Written By DNA Web Team | Updated:

Comments from Seoul officials to confirm the news report were not immediately available.

Top nuclear envoys from North and South Korea will hold bilateral talks on Wednesday in Beijing, aimed at discouraging the North from going ahead with its nuclear weapons development programme, South Korea's Yonhap news agency said on Sunday.

"The South and the North agreed to set a date for the nuclear talks on September 21," Yonhap quoted a senior Seoul government official as saying. "The exact time and frequency will be discussed there (in Beijing)."

South Korean media have reported Wi Sung-lac, South Korea's chief nuclear negotiator, and his North Korean counterpart Ri Yong-ho were already in the Chinese capital to prepare for what would be their second meeting in two months.

Comments from Seoul officials to confirm the news report were not immediately available.

Under pressure from their main allies in Washington and Beijing to iron out their differences, the rival Koreas moved a step forward to restart six-party aid-for-denuclearisation talks, which involve the United States, China, Japan and Russia, when Wi met Ri in Bali, Indonesia, in late July.

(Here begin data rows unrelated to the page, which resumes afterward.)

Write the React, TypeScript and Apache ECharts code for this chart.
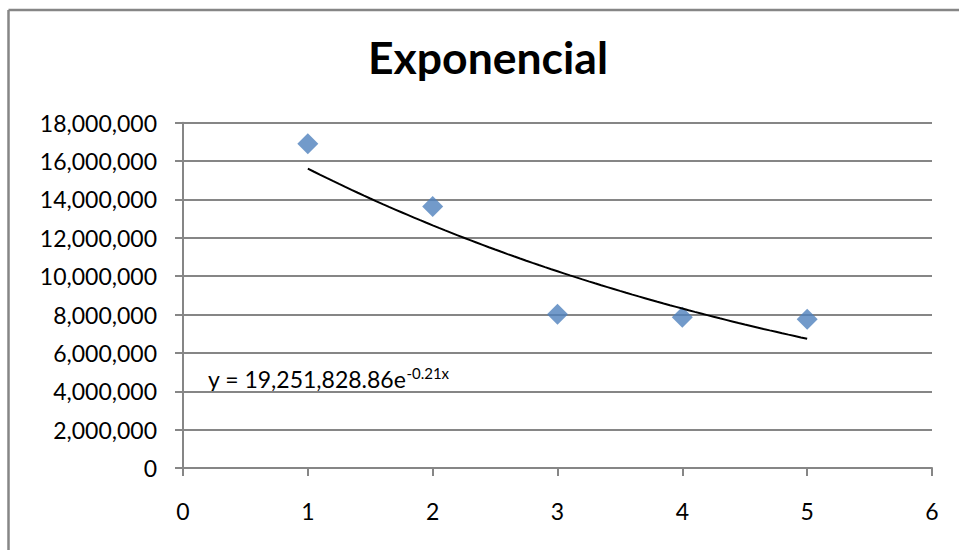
import React, { useEffect, useRef } from "react";
import * as echarts from "echarts";

// Observed points (period, value)
const periods = [1, 2, 3, 4, 5];
const values = [16900000, 13630000, 8010000, 7860000, 7750000];

// Fitted exponential trend: y = a * e^(b x)
const trendA = 19251828.86;
const trendB = -0.21;
const trendFrom = 1;
const trendTo = 5;
const trendSteps = 80;

const xTicks = { min: 0, max: 6, interval: 1 };
const yTicks = { min: 0, max: 18000000, interval: 2000000 };

const titleText = "Exponencial";

const FONT = "Lato, 'Open Sans', sans-serif";
const LABEL_SIZE = 23;
const SUP_SIZE = 15;
const WIDTH = 959;
const HEIGHT = 550;

function measure(text: string, font: string): number {
  const ctx = document.createElement("canvas").getContext("2d");
  if (!ctx) return text.length * 11;
  ctx.font = font;
  return ctx.measureText(text).width;
}

export default function App() {
  const ref = useRef<HTMLDivElement>(null);

  useEffect(() => {
    if (!ref.current) return;
    // the chart fills the whole window
    const prevMargin = document.body.style.margin;
    document.body.style.margin = "0";

    const chart = echarts.init(ref.current, null, { renderer: "svg" });

    const trend: number[][] = [];
    for (let i = 0; i <= trendSteps; i++) {
      const x = trendFrom + ((trendTo - trendFrom) * i) / trendSteps;
      trend.push([x, trendA * Math.exp(trendB * x)]);
    }

    const fmt = (v: number) => v.toLocaleString("en-US");
    const coefText = trendA.toLocaleString("en-US", {
      minimumFractionDigits: 2,
      maximumFractionDigits: 2,
    });
    const eqMain = `y = ${coefText}e`;
    const eqSup = `${trendB}x`;
    const eqLeft = 208;
    const eqMainWidth = measure(eqMain, `${LABEL_SIZE}px Lato`);

    const frameStyle = { stroke: "#868686", lineWidth: 2.5 };

    chart.setOption({
      animation: false,
      backgroundColor: "#ffffff",
      title: {
        text: titleText,
        left: 483,
        textAlign: "center",
        top: 29,
        textStyle: { fontFamily: FONT, fontSize: 44.5, fontWeight: "bold", color: "#000" },
      },
      grid: { left: 183, right: 27, top: 122.7, bottom: 82, containLabel: false },
      xAxis: {
        type: "value",
        min: xTicks.min,
        max: xTicks.max,
        interval: xTicks.interval,
        axisLine: { show: true, onZero: false, lineStyle: { color: "#868686", width: 2 } },
        axisTick: { show: true, inside: false, length: 8, lineStyle: { color: "#868686", width: 2 } },
        splitLine: { show: false },
        axisLabel: { margin: 31, color: "#000", fontFamily: FONT, fontSize: LABEL_SIZE },
      },
      yAxis: {
        type: "value",
        min: yTicks.min,
        max: yTicks.max,
        interval: yTicks.interval,
        axisLine: { show: true, lineStyle: { color: "#868686", width: 2 } },
        axisTick: { show: true, inside: false, length: 8, lineStyle: { color: "#868686", width: 2 } },
        splitLine: { show: true, lineStyle: { color: "#868686", width: 2 } },
        axisLabel: { margin: 26, color: "#000", fontFamily: FONT, fontSize: LABEL_SIZE, formatter: fmt },
      },
      series: [
        {
          type: "scatter",
          data: periods.map((p, i) => [p, values[i]]),
          symbol: "diamond",
          symbolSize: [21, 21],
          itemStyle: { color: "#4F81BD" },
          z: 3,
        },
        {
          type: "line",
          data: trend,
          showSymbol: false,
          symbol: "none",
          lineStyle: { color: "#000", width: 2 },
          z: 4,
        },
      ],
      graphic: [
        // chart frame: only its left and top edges fall inside the view
        {
          type: "line",
          shape: { x1: 8.5, y1: 10, x2: 8.5, y2: HEIGHT },
          style: frameStyle,
          silent: true,
        },
        {
          type: "line",
          shape: { x1: 8.5, y1: 10, x2: WIDTH, y2: 10 },
          style: frameStyle,
          silent: true,
        },
        {
          type: "text",
          style: {
            x: eqLeft,
            y: 379,
            text: eqMain,
            fontFamily: FONT,
            fontSize: LABEL_SIZE,
            fill: "#000",
            verticalAlign: "middle",
          },
        },
        {
          type: "text",
          style: {
            x: eqLeft + eqMainWidth,
            y: 373,
            text: eqSup,
            fontFamily: FONT,
            fontSize: SUP_SIZE,
            fill: "#000",
            verticalAlign: "middle",
          },
        },
      ],
    });

    return () => {
      chart.dispose();
      document.body.style.margin = prevMargin;
    };
  }, []);

  return <div ref={ref} style={{ width: WIDTH, height: HEIGHT }} />;
}
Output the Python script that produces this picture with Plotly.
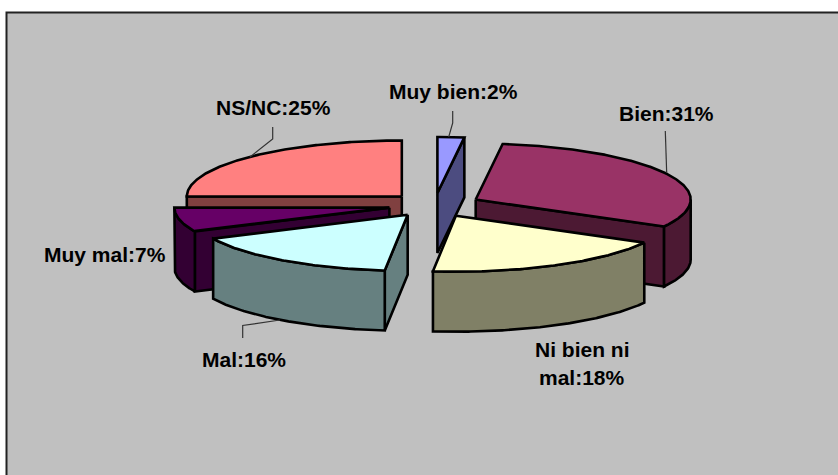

A week after that meeting, which was described as "constructive", a top North Korean diplomat visited New York for talks with US special envoy for North Korea, Stephen Bosworth.

The North, still technically at war with the South after the 1950-53 Korean War ended with an armistice rather than a peace treaty, has said it is willing to return to the six-party talks without preconditions.

Seoul and Washington demand that Pyongyang must first halt its uranium enrichment programme and allow the return of international nuclear inspectors.

North Korea walked out of the six-party talks more than two years ago after the United Nations imposed a new round of sanctions on it for conducting nuclear and missile tests.

Last year, relations between the two Koreas were damaged and regional tensions heightened by the killing of 50 South Koreans in two separate attacks on the peninsula last year.